According to BlockBeats, Mohamed El-Erian, former CEO of Pacific Investment Management Company (Pimco) and President of Queen's College, Cambridge, stated on February 13 that the Federal Reserve is unlikely to cut interest rates for an extended period due to unexpected inflation data. He suggested that the Fed might tolerate higher inflation to safeguard economic growth.
El-Erian noted on Wednesday that if the Fed were truly committed to achieving a 2% inflation target, it should theoretically raise interest rates now. However, the reality is that the Fed is more likely to keep rates unchanged, allowing higher inflation to preserve economic growth and the U.S.'s 'exceptionalism.' Due to inflation exceeding expectations, bond traders have postponed their bets on the Fed's next rate cut to December.

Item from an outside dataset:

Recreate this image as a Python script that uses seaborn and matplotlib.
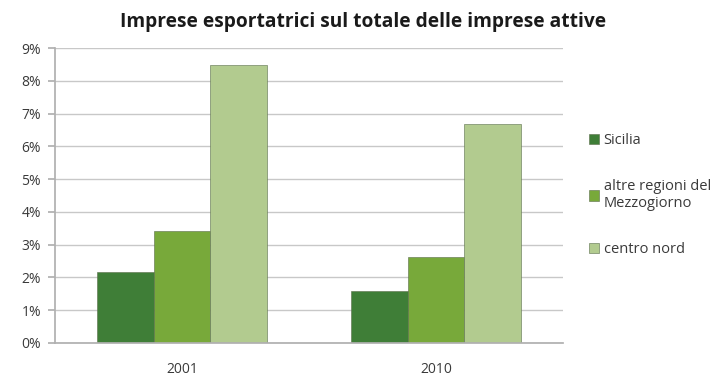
import matplotlib
matplotlib.use("Agg")
import matplotlib.pyplot as plt
import seaborn as sns
import pandas as pd
from matplotlib.ticker import FuncFormatter, FixedLocator

years = ["2001", "2010"]
series = ["Sicilia", "altre regioni del\nMezzogiorno", "centro nord"]
sicilia = [2.16, 1.58]
altre = [3.42, 2.62]
centro_nord = [8.47, 6.68]
yticks = [0, 1, 2, 3, 4, 5, 6, 7, 8, 9]
title = "Imprese esportatrici sul totale delle imprese attive"
colors = ["#3f7e37", "#78a93a", "#b2cb8f"]

rows = []
for vals, name in zip([sicilia, altre, centro_nord], series):
    for y, v in zip(years, vals):
        rows.append({"anno": y, "serie": name, "valore": v})
df = pd.DataFrame(rows)

sns.set_theme(style="white")
plt.rcParams['font.family'] = ['Open Sans', 'DejaVu Sans']

fig = plt.figure(figsize=(7.2, 3.77), dpi=100)
ax = fig.add_axes([55/720, 1-343/377, (563-55)/720, (343-48)/377])

sns.barplot(data=df, x="anno", y="valore", hue="serie", palette=colors,
            width=0.67, ax=ax, edgecolor="#5a6e4a", linewidth=0.4,
            saturation=1, legend=True)

ax.set_ylim(0, 9)
ax.set_xlim(-0.5, 1.5)
ax.yaxis.set_major_locator(FixedLocator(yticks))
ax.yaxis.set_major_formatter(FuncFormatter(lambda v, p: f"{int(v)}%"))
ax.grid(axis="y", color="#c8c8c8", linewidth=1)
ax.set_axisbelow(True)
for s in ["top", "right"]:
    ax.spines[s].set_visible(False)
ax.spines["left"].set_color("#b0b0b0")
ax.spines["bottom"].set_color("#b0b0b0")
ax.tick_params(axis="y", left=True, length=5, color="#b0b0b0", labelsize=10,
               labelcolor="#3a3a3a", pad=5)
ax.tick_params(axis="x", bottom=False, labelsize=10, labelcolor="#3a3a3a", pad=8)
ax.set_xlabel("")
ax.set_ylabel("")

handles, labels = ax.get_legend_handles_labels()
ax.get_legend().remove()
fig.legend(handles, labels, loc="center left", bbox_to_anchor=(576/720, 1-195/377),
           frameon=False, fontsize=10.5, handlelength=0.7, handleheight=0.7,
           handletextpad=0.3, labelspacing=2.1, labelcolor="#3a3a3a")

fig.text(363/720, 1-22/377, title, ha="center", va="center",
         fontsize=13.8, fontweight="bold", color="#1a1a1a")

fig.savefig("out.png", dpi=100)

Swap contracts related to the Fed's future decisions were repriced following the higher-than-expected January Consumer Price Index (CPI). Previously, the market anticipated a rate cut by September. The new interest rate levels indicate that the market is betting on only a 0.25 percentage point rate cut by the Fed this year. Regarding the January CPI data, El-Erian admitted, "On the surface, this is not good news for the Fed. They will continue to reassure the market that everything will be fine, but I believe the pause on rates will last longer than the market expects."